On Wednesday, Malaysia’s Ministry of Home Affairs declared that the National Coalition of Malaysian NGOs (Comango) is illegal. The ministry claimed that the coalition’s main goals were to promote LGBT rights.
It was unclear whether this or the fact that some of the organisations were not registered with the government was the main reason for the ban. In the statement the Ministry said "Fighting for this particular objective (LGBT rights) deviates from the Islamic faith.

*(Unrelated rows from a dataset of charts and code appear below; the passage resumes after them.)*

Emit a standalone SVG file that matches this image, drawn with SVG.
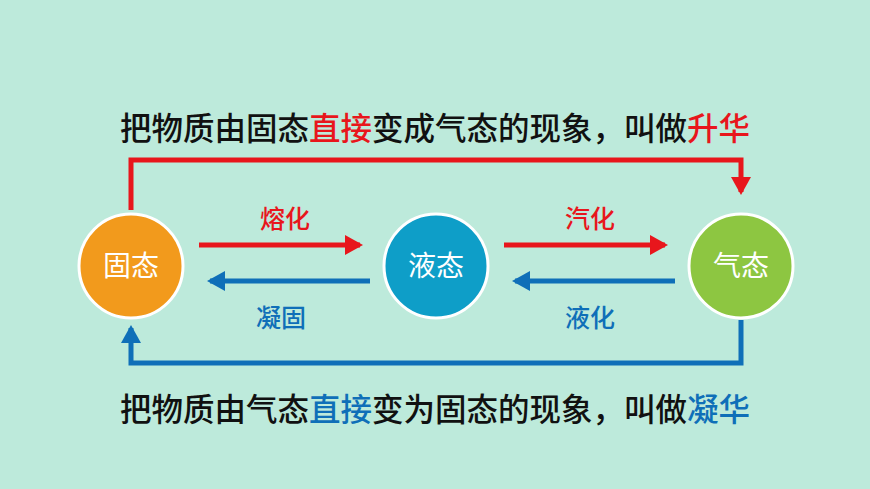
<svg xmlns="http://www.w3.org/2000/svg" width="870" height="489" viewBox="0 0 870 489">
<defs>
<marker id="ar" markerWidth="4" markerHeight="4" refX="3" refY="2" orient="auto" markerUnits="strokeWidth"><path d="M0,0 L3.6,2 L0,4 z" fill="#e8161c"/></marker>
<marker id="ab" markerWidth="4" markerHeight="4" refX="3" refY="2" orient="auto" markerUnits="strokeWidth"><path d="M0,0 L3.6,2 L0,4 z" fill="#0f6fb8"/></marker>
<style>
text{font-family:"Noto Sans CJK SC","Liberation Sans",sans-serif;text-anchor:middle}
.t{font-size:31.5px;fill:#111;font-weight:500}
.n{font-size:28px;fill:#fff}
.l{font-size:25px;font-weight:500}
.r{stroke:#e8161c;stroke-width:5;fill:none}
.b{stroke:#0f6fb8;stroke-width:5;fill:none}
</style>
</defs>
<rect width="870" height="489" fill="#bdeadb"/>
<g id="connectors">
<path class="r" d="M131,210 V160 H741 V192" marker-end="url(#ar)"/>
<path class="b" d="M741,320 V363 H131 V328" marker-end="url(#ab)"/>
<path class="r" d="M199,245 H360" marker-end="url(#ar)"/>
<path class="b" d="M370,281 H210" marker-end="url(#ab)"/>
<path class="r" d="M504,245 H665" marker-end="url(#ar)"/>
<path class="b" d="M675,281 H515" marker-end="url(#ab)"/>
<text class="l" x="285" y="228" fill="#e8161c">熔化</text>
<text class="l" x="281" y="327" fill="#0f6fb8">凝固</text>
<text class="l" x="590" y="228" fill="#e8161c">汽化</text>
<text class="l" x="590" y="327" fill="#0f6fb8">液化</text>
</g>
<g id="solid"><circle cx="131" cy="266" r="52" fill="#f29a1c" stroke="#fff" stroke-width="3"/><text class="n" x="131" y="276">固态</text></g>
<g id="liquid"><circle cx="436" cy="266" r="52" fill="#0e9ec8" stroke="#fff" stroke-width="3"/><text class="n" x="436" y="276">液态</text></g>
<g id="gas"><circle cx="741" cy="266" r="52" fill="#8dc641" stroke="#fff" stroke-width="3"/><text class="n" x="741" y="276">气态</text></g>
<text class="t" x="435" y="140">把物质由固态<tspan fill="#e8161c">直接</tspan>变成气态的现象，叫做<tspan fill="#e8161c">升华</tspan></text>
<text class="t" x="435" y="421">把物质由气态<tspan fill="#0f6fb8">直接</tspan>变为固态的现象，叫做<tspan fill="#0f6fb8">凝华</tspan></text>
</svg>
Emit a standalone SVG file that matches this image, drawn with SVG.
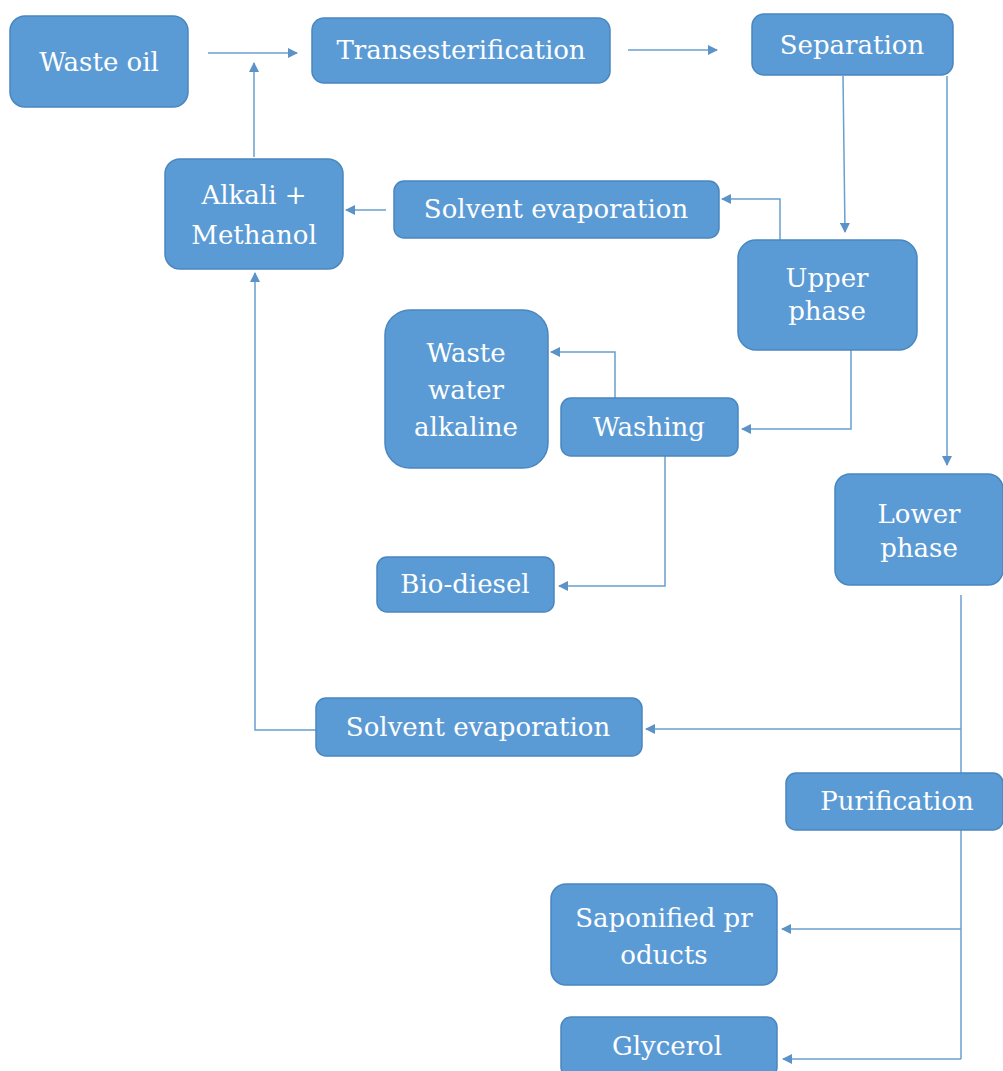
<svg xmlns="http://www.w3.org/2000/svg" width="1003" height="1071" viewBox="0 0 1003 1071">
<style>
.n rect{fill:#5b9bd5;stroke:#4a86bf;stroke-width:1.5}
.n text{fill:#ffffff;font-family:"DejaVu Serif","Liberation Serif",serif;font-size:26px;text-anchor:middle}
.c path{fill:none;stroke:#6a9fd0;stroke-width:1.5}
</style>
<defs>
<marker id="a" viewBox="0 0 10 10" refX="9" refY="5" markerWidth="12" markerHeight="10" markerUnits="userSpaceOnUse" orient="auto">
<path d="M0,0 L10,5 L0,10 Z" fill="#5b93c9"/>
</marker>
</defs>
<rect width="1003" height="1071" fill="#ffffff"/>
<g class="c">
<path d="M208,53 H297" marker-end="url(#a)"/>
<path d="M254,157 V63" marker-end="url(#a)"/>
<path d="M628,50 H717" marker-end="url(#a)"/>
<path d="M843,76 L845,232" marker-end="url(#a)"/>
<path d="M780,240 V199 H722" marker-end="url(#a)"/>
<path d="M386,210 H346" marker-end="url(#a)"/>
<path d="M851,350 V429 H742" marker-end="url(#a)"/>
<path d="M615,398 V352 H551" marker-end="url(#a)"/>
<path d="M665,456 V586 H559" marker-end="url(#a)"/>
<path d="M947,76 V465" marker-end="url(#a)"/>
<path d="M961,595 V1059"/>
<path d="M961,729 H646" marker-end="url(#a)"/>
<path d="M961,929 H782" marker-end="url(#a)"/>
<path d="M961,1059 H783" marker-end="url(#a)"/>
<path d="M316,730 H255 V273" marker-end="url(#a)"/>
</g>
<g id="waste-oil" class="n"><rect x="10" y="16" width="178" height="91" rx="15"/><text x="99" y="71">Waste oil</text></g>
<g id="transesterification" class="n"><rect x="312" y="18" width="298" height="65" rx="12"/><text x="461" y="59">Transesterification</text></g>
<g id="separation" class="n"><rect x="752" y="14" width="201" height="61" rx="12"/><text x="852" y="54">Separation</text></g>
<g id="alkali-methanol" class="n"><rect x="165" y="159" width="178" height="110" rx="15"/><text x="254" y="204">Alkali +</text><text x="254" y="244">Methanol</text></g>
<g id="solvent-evaporation-1" class="n"><rect x="394" y="181" width="325" height="57" rx="10"/><text x="556" y="218">Solvent evaporation</text></g>
<g id="upper-phase" class="n"><rect x="738" y="240" width="179" height="110" rx="18"/><text x="827" y="287">Upper</text><text x="827" y="320">phase</text></g>
<g id="waste-water-alkaline" class="n"><rect x="385" y="310" width="163" height="158" rx="25"/><text x="466" y="362">Waste</text><text x="466" y="399">water</text><text x="466" y="436">alkaline</text></g>
<g id="washing" class="n"><rect x="561" y="398" width="177" height="58" rx="10"/><text x="649" y="436">Washing</text></g>
<g id="lower-phase" class="n"><rect x="835" y="474" width="168" height="111" rx="15"/><text x="919" y="523">Lower</text><text x="919" y="557">phase</text></g>
<g id="bio-diesel" class="n"><rect x="377" y="557" width="177" height="55" rx="10"/><text x="465" y="593">Bio-diesel</text></g>
<g id="solvent-evaporation-2" class="n"><rect x="316" y="698" width="326" height="58" rx="10"/><text x="478" y="736">Solvent evaporation</text></g>
<g id="purification" class="n"><rect x="786" y="773" width="217" height="57" rx="10"/><text x="897" y="810">Purification</text></g>
<g id="saponified-products" class="n"><rect x="551" y="884" width="226" height="101" rx="15"/><text x="664" y="927">Saponified pr</text><text x="664" y="964">oducts</text></g>
<g id="glycerol" class="n"><rect x="561" y="1017" width="216" height="60" rx="10"/><text x="667" y="1055">Glycerol</text></g>
</svg>
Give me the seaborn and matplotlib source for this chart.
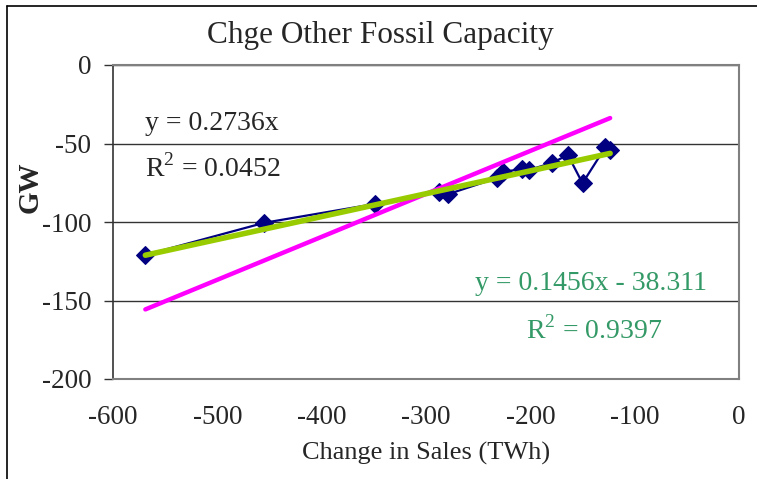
import numpy as np
import pandas as pd
import seaborn as sns
import matplotlib
matplotlib.use("Agg")
import matplotlib.pyplot as plt
from matplotlib.lines import Line2D

### DATA
sales_change = [-569, -455, -349, -288, -279, -232, -226, -208, -201, -179, -164, -150, -128, -123.5]
fossil_gw = [-121, -100.5, -88.5, -81, -82.3, -72, -68, -66.3, -66.8, -62.3, -57.3, -75.3, -52.3, -54.3]

slope_origin = 0.2736          # y = 0.2736x, R2 = 0.0452
slope_fit, intercept_fit = 0.1456, -38.311   # R2 = 0.9397

x_ticks = [-600, -500, -400, -300, -200, -100, 0]
y_ticks = [0, -50, -100, -150, -200]

df = pd.DataFrame({"sales": sales_change, "gw": fossil_gw})
x_range = np.array([min(sales_change), max(sales_change)])
trend = pd.DataFrame({
    "sales": x_range,
    "origin": slope_origin * x_range,
    "fit": slope_fit * x_range + intercept_fit,
})

### PLOT
sns.set_theme(style="white")
plt.rcParams['font.family'] = ['Liberation Serif', 'DejaVu Serif']
plt.rcParams['mathtext.fontset'] = 'custom'
plt.rcParams['mathtext.rm'] = 'Liberation Serif'

fig = plt.figure(figsize=(7.57, 4.79), dpi=100)
ax = fig.add_axes([113/757, 1 - 379/479, (739 - 113)/757, (379 - 65)/479])

sns.lineplot(data=df, x="sales", y="gw", sort=False, ax=ax, color="#000080",
             linewidth=1.6, marker="D", markersize=9, markeredgecolor="#000080", zorder=3)
sns.lineplot(data=trend, x="sales", y="origin", ax=ax, color="#FF00FF", linewidth=3.2, zorder=4)
sns.lineplot(data=trend, x="sales", y="fit", ax=ax, color="#99CC00", linewidth=4.0, zorder=5)

ax.set_xlim(-600, 0)
ax.set_ylim(-200, 0)
ax.set_xticks(x_ticks)
ax.set_yticks(y_ticks)
ax.set_xticklabels([str(t) for t in x_ticks])
ax.set_yticklabels([str(t) for t in y_ticks])
ax.yaxis.grid(True, color="#333333", linewidth=1.0)
ax.xaxis.grid(False)

for side in ["top", "right", "bottom"]:
    ax.spines[side].set_color("#808080")
    ax.spines[side].set_linewidth(1.5)
ax.spines["left"].set_color("#333333")
ax.spines["left"].set_linewidth(1.2)

ax.tick_params(axis="y", left=True, length=6.5, width=1, color="#333333", pad=9, labelsize=19.5)
ax.tick_params(axis="x", bottom=False, pad=13, labelsize=19.5)

ax.set_xlabel("")
ax.set_ylabel("")
fig.text(426/757, 1 - 453/479, "Change in Sales (TWh)", ha="center", va="center", fontsize=19)
fig.text(30/757, 1 - 187/479, "GW", ha="center", va="center", rotation=90,
         fontsize=21, fontweight="bold")
fig.text(380/757, 1 - 35/479, "Chge Other Fossil Capacity", ha="center", va="center", fontsize=22.5)

fig.text(145/757, 1 - 123/479, "y = 0.2736x", ha="left", va="center", fontsize=20)
fig.text(145/757, 1 - 168/479, "R$^2$ = 0.0452", ha="left", va="center", fontsize=20)
fig.text(707/757, 1 - 283/479, "y = 0.1456x - 38.311", ha="right", va="center",
         fontsize=20, color="#339966")
fig.text(526/757, 1 - 330/479, "R$^2$ = 0.9397", ha="left", va="center",
         fontsize=20, color="#339966")

# outer chart frame (left and top edges visible)
fig.add_artist(Line2D([7/757, 7/757], [0, 1 - 6/479], transform=fig.transFigure, color="black", linewidth=1.2))
fig.add_artist(Line2D([7/757, 1], [1 - 6/479, 1 - 6/479], transform=fig.transFigure, color="black", linewidth=1.2))

fig.savefig("out.png", dpi=100)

Moreover, Comango is an organisation which is not registered under the Societies Act 1966,"
The attempt to ban the country’s leading coalition of human rights NGOs has been declared a disturbing assault on the rights to freedom of expression and association by Amnesty International and other humanitarian organisations.
“Outlawing Comango is a deeply disturbing action aimed at silencing important critical voices that have advocated on the world stage for Malaysia to uphold international human rights law and standards,” said Hazel Galang-Folli, Malaysia researcher at Amnesty International.
Comango responded to the move by saying that, as a coalition of different NGOs rather than a single organization, it is not bound by the requirement to register under Malaysia’s Societies Act, which dates back to 1966. A spokesperson also said they will file a judicial review in the High Court to fight the decision.
The coalition raised the ire of the Malaysian authorities in March 2013 when it submitted a report to the United Nations, ahead of Malaysia being scrutinized under the Universal Periodic Review (UPR) session late last year.
Its report pointed to a wide range of areas where the Malaysian authorities need to improve their human rights record – not only on freedom of religion and the discrimination of lesbian, gay, bisexual, transgender and intersex (LGBTI) individuals, but also on the rights to freedom of expression, assembly and association. Amnesty International and other non-governmental organizations highlighted similar concerns in recommendations to the UN Human Rights Council last year ahead of its UPR of Malaysia.
Although Malaysians practice a variety of religious faiths, the Constitution prescribes Islam, which is followed by more than 60 percent of the population. This proves a major stumbling block for LGBT people in the country. Last summer Director-General of Malaysia’s Department of Islamic Development suggested passing laws to formally outlaw same-sex marriage in response to recognition of gay unions that took place in neighbouring Thailand.